De leur côté, certains collectifs comme “Le Québec c’est nous aussi” réclament que les autorités fédérales valident en urgence “51 000 dossiers” de résidence permanente en attente, afin de combler les retards et de recommencer à zéro. Pour le groupe, les personnes dans l’expectative, parfois depuis plus de deux ans, sont déjà intégrées dans la province et ont déjà un emploi. À ce sujet, Ottawa et Québec se renvoient la balle quant à leur responsabilité.
Autres provinces recherchent francophones
Malgré tout cela, le Québec reste la destination privilégiée par la plupart des Nord-Africains, affirme Kamal Kadhi. “Beaucoup font de la mauvaise publicité du Québec, mais sans l’anglais c’est difficile de vivre dans une autre province, énonce-t-il. Même à Montréal, il y a moins d’options pour les non-anglophones.”
Le gouvernement fédéral continue de vouloir attirer des francophones ailleurs qu’au Québec, en leur attribuant pour cela plus de points lorsqu’ils formulent leur demande de résidence permanente. Au printemps de 2021, le Canada annonçait l’octroi de 90 000 statuts de résident permanent aux diplômés et aux travailleurs “essentiels” du Canada, favorisant les dossiers d’immigrés de langue française. “Beaucoup sont partis grâce à cette loi”, abonde Saïd.

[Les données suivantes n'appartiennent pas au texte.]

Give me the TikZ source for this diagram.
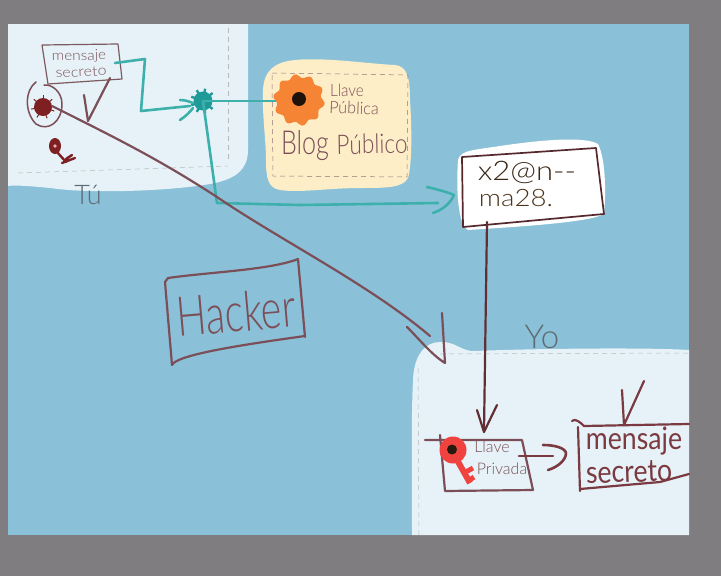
\documentclass[tikz,border=0pt]{standalone}
\usepackage{fontspec}
\setmainfont{Lato Light}
\newfontfamily\regf{Lato}
\definecolor{frameg}{HTML}{7F7D80}
\definecolor{canvasb}{HTML}{8AC1D8}
\definecolor{palep}{HTML}{E6F2F8}
\definecolor{creamy}{HTML}{FDEEC8}
\definecolor{orangef}{HTML}{F58434}
\definecolor{redk}{HTML}{F0433F}
\definecolor{brownl}{HTML}{7C4F58}
\definecolor{brownd}{HTML}{7A3A40}
\definecolor{tealk}{HTML}{3DB0AC}
\definecolor{teald}{HTML}{1F9A98}
\definecolor{bugred}{HTML}{7E1F22}
\definecolor{inkg}{HTML}{5F6A72}
\tikzset{
  x=1pt,y=-1pt,
  pen/.style={draw=brownl,line width=2.2pt,line cap=round,line join=round},
  thinpen/.style={draw=brownl!80!gray,line width=1.2pt,line cap=round,line join=round},
  tealpen/.style={draw=tealk,line width=2.6pt,line cap=round,line join=round},
  guide/.style={draw=gray!55,line width=.5pt,dash pattern=on 5pt off 4pt},
  hand/.style={inner sep=0pt,outer sep=0pt,align=center,text=brownl},
}
\newcommand{\fs}[1]{\fontsize{#1}{#1}\selectfont}
\begin{document}
\begin{tikzpicture}
\useasboundingbox (0,0) rectangle (721,576);
\fill[frameg] (0,0) rectangle (721,576);
\fill[canvasb] (8,24) rectangle (689,535);
% Tu panel
\fill[palep] (8,24) -- (248,24) -- (248,150) .. controls (248,172) and (232,180) .. (210,184)
  .. controls (170,191) and (90,194) .. (50,188) .. controls (30,186) and (15,185) .. (8,186) -- cycle;
\draw[guide] (228,28) -- (228,162);
\draw[guide] (18,173) -- (228,166);
% Yo panel
\fill[palep] (412,535) .. controls (412,480) and (411,420) .. (413,380) .. controls (414,355) and (425,342) .. (440,342)
  .. controls (455,341) and (462,352) .. (475,351) .. controls (520,349) and (640,347) .. (689,350) -- (689,535) -- cycle;
\draw[guide] (418,368) -- (419,535);
\draw[guide] (440,354) -- (689,353);
% Cream panel
\fill[creamy] (263,90) .. controls (264,70) and (275,62) .. (295,60) .. controls (325,57) and (370,64) .. (395,65)
  .. controls (408,66) and (410,80) .. (410,100) .. controls (412,130) and (412,165) .. (408,178)
  .. controls (403,188) and (385,188) .. (360,188) .. controls (330,188) and (300,193) .. (280,190)
  .. controls (268,188) and (266,178) .. (266,160) .. controls (266,140) and (262,115) .. (263,90) -- cycle;
\draw[guide,draw=brownl!80] (272,73) -- (408,75) -- (407,177) -- (273,176) -- cycle;
% White blob
\fill[white] (458,160) .. controls (460,150) and (475,150) .. (500,146) .. controls (540,140) and (585,136) .. (598,144)
  .. controls (606,160) and (606,195) .. (604,214) .. controls (590,222) and (530,226) .. (468,230)
  .. controls (458,225) and (456,190) .. (458,160) -- cycle;
% top-left message
\draw[thinpen] (42,45) -- (118,44) -- (122,79) -- (48,84) -- cycle;
\node[hand,rotate=1,font=\fs{14},xscale=1.1] (msgA) at (79,56.5) {mensaje};
\node[hand,rotate=3,font=\fs{14},xscale=1.15] (msgB) at (81,72) {secreto};
\draw[pen] (84,95) -- (88,121) -- (110,78);
% bug
\draw[pen,line width=1.5pt] (36,82) .. controls (25,90) and (24,112) .. (36,124) .. controls (48,132) and (62,122) .. (62,104) .. controls (62,92) and (52,84) .. (44,85);
\foreach \a in {20,70,120,170,220,270,320}{\draw[bugred,line width=1pt] (43,107) -- ++(\a:12);}
\fill[bugred] (43,107) circle (9);
\coordinate (bug) at (52,106);
% small key
\fill[bugred] (55,146) ellipse (6 and 8);
\fill[palep!70!red] (55,146) circle (1.8);
\draw[bugred,line width=2.4pt,line cap=round] (57,152) -- (66,162) (62,163) -- (75,158) (66,159) -- (72,155);
\node[hand,font=\fs{27},text=inkg] (tu) at (88,195) {Tú};
% star
\coordinate (star) at (203,101);
\foreach \a in {0,40,...,320}{\draw[teald,line width=2.4pt] (star) -- ++(\a:12.5);}
\fill[teald] (star) circle (9.5);
% teal connectors
\draw[tealpen] (115,63) -- (145,59) -- (141,111) -- (190,106);
\draw[tealpen] (180,100) .. controls (186,100) and (190,102) .. (193,103);
\draw[tealpen] (180,120) .. controls (186,116) and (190,112) .. (193,108);
\coordinate (flowerL) at (277,101);
\draw[tealpen] (star) -- (flowerL);
\coordinate (blobL) at (438,203);
\draw[tealpen] (star) -- (217,203) -- (300,205) -- (blobL);
\draw[tealpen] (427,187) .. controls (440,190) and (450,193) .. (454,195) .. controls (450,204) and (442,210) .. (433,213);
% flower
\fill[orangef] plot[smooth cycle,samples=60,domain=0:354,variable=\t] ({299+(24+2*sin(10*\t))*cos(\t)},{100+(24+2*sin(10*\t))*sin(\t)});
\fill[black!85!brown] (299,99) circle (7);
\node[hand,font=\fs{17},xscale=.9] (llave1) at (347,90) {Llave};
\node[hand,font=\fs{17},rotate=-2,xscale=.95] (pub1) at (354,108) {Pública};
\node[hand,font=\fs{33},xscale=.76] (blog) at (305,146) {Blog};
\node[hand,font=\fs{27},rotate=1,xscale=.84] (pub2) at (372,144) {Público};
% cipher box
\draw[draw=brownd!70!black,line width=1.7pt,line join=round] (462,157) -- (596,148) -- (604,214) -- (463,227) -- cycle;
\node[hand,font=\fs{27},xscale=1.15,text=black!70!brown] (cipher1) at (527,172) {x2@n-{}-};
\node[hand,font=\fs{24},xscale=1.15,text=black!60!brown] (cipher2) at (516,198) {ma28.};
% long arrow
\coordinate (longEnd) at (430,336);
\draw[pen] (bug) .. controls (120,140) and (160,160) .. (217,197) .. controls (280,240) and (370,285) .. (longEnd);
\draw[pen] (407,327) .. controls (420,340) and (432,355) .. (445,363) -- (442,313);
% vertical arrow
\coordinate (vTop) at (487,222);
\coordinate (vEnd) at (484,431);
\draw[pen,draw=brownd!80!black] (vTop) -- (vEnd);
\draw[pen,draw=brownd!80!black] (477,410) -- (484,432) -- (497,405);
% key box
\draw[pen] (425,440) -- (522,440) -- (533,490) -- (445,491) -- (440,435);
\node[hand,font=\fs{16}] (llave2) at (492,447) {Llave};
\node[hand,font=\fs{16}] (priv) at (502,469) {Privada};
% red key
\draw[redk,line width=6pt] (456,458) -- (470,483);
\draw[redk,line width=5pt] (464,473) -- (473,468) (468,481) -- (474,477);
\fill[redk] (453,450) circle (13.5);
\fill[black!80!brown] (452,449.5) circle (5);
% key arrow
\coordinate (kA) at (519,456);
\coordinate (kB) at (553,456);
\draw[pen,draw=brownd,line width=2.6pt] (kA) -- (kB);
\draw[pen,draw=brownd,line width=2.6pt] (543,445) .. controls (555,445) and (565,448) .. (566,453) .. controls (566,460) and (558,467) .. (548,470);
% result
\draw[pen,draw=brownd] (572,421) .. controls (575,418) and (580,422) .. (584,426) -- (689,424);
\draw[pen,draw=brownd] (578,427) -- (580,491);
\draw[pen,draw=brownd] (580,489) -- (660,482) -- (689,474);
\node[hand,font=\fs{31}\regf,text=brownd,xscale=.86] (msgC) at (634,441) {mensaje};
\node[hand,font=\fs{31}\regf,text=brownd,rotate=2,xscale=.86] (msgD) at (629,472) {secreto};
\draw[pen,draw=brownd] (622,390) -- (624,425) -- (644,381);
\node[hand,font=\fs{33},text=inkg] (yo) at (542,337) {Yo};
% hacker
\draw[pen] (165,282) -- (168,278) .. controls (210,272) and (270,270) .. (298,259) -- (305,337);
\draw[pen] (165,282) -- (172,365) .. controls (176,355) and (240,345) .. (305,336);
\node[hand,font=\fs{55},rotate=5,xscale=.72] (hacker) at (236,312) {Hacker};
\end{tikzpicture}
\end{document}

De son côté, Kamal Kadhi recommande aux intéressés de ne pas se fier aux rumeurs. “Il faut surtout regarder ses priorités : est-ce que je parle anglais ? Y a-t-il une demande dans mon secteur d’activité dans la province que je convoite ?” énumère le consultant. Une fois la résidence permanente acquise – sans avoir menti dans son dossier –, il rappelle que chacun est libre de circuler partout au Canada, et par conséquent de revenir au Québec après avoir connu une expérience ailleurs.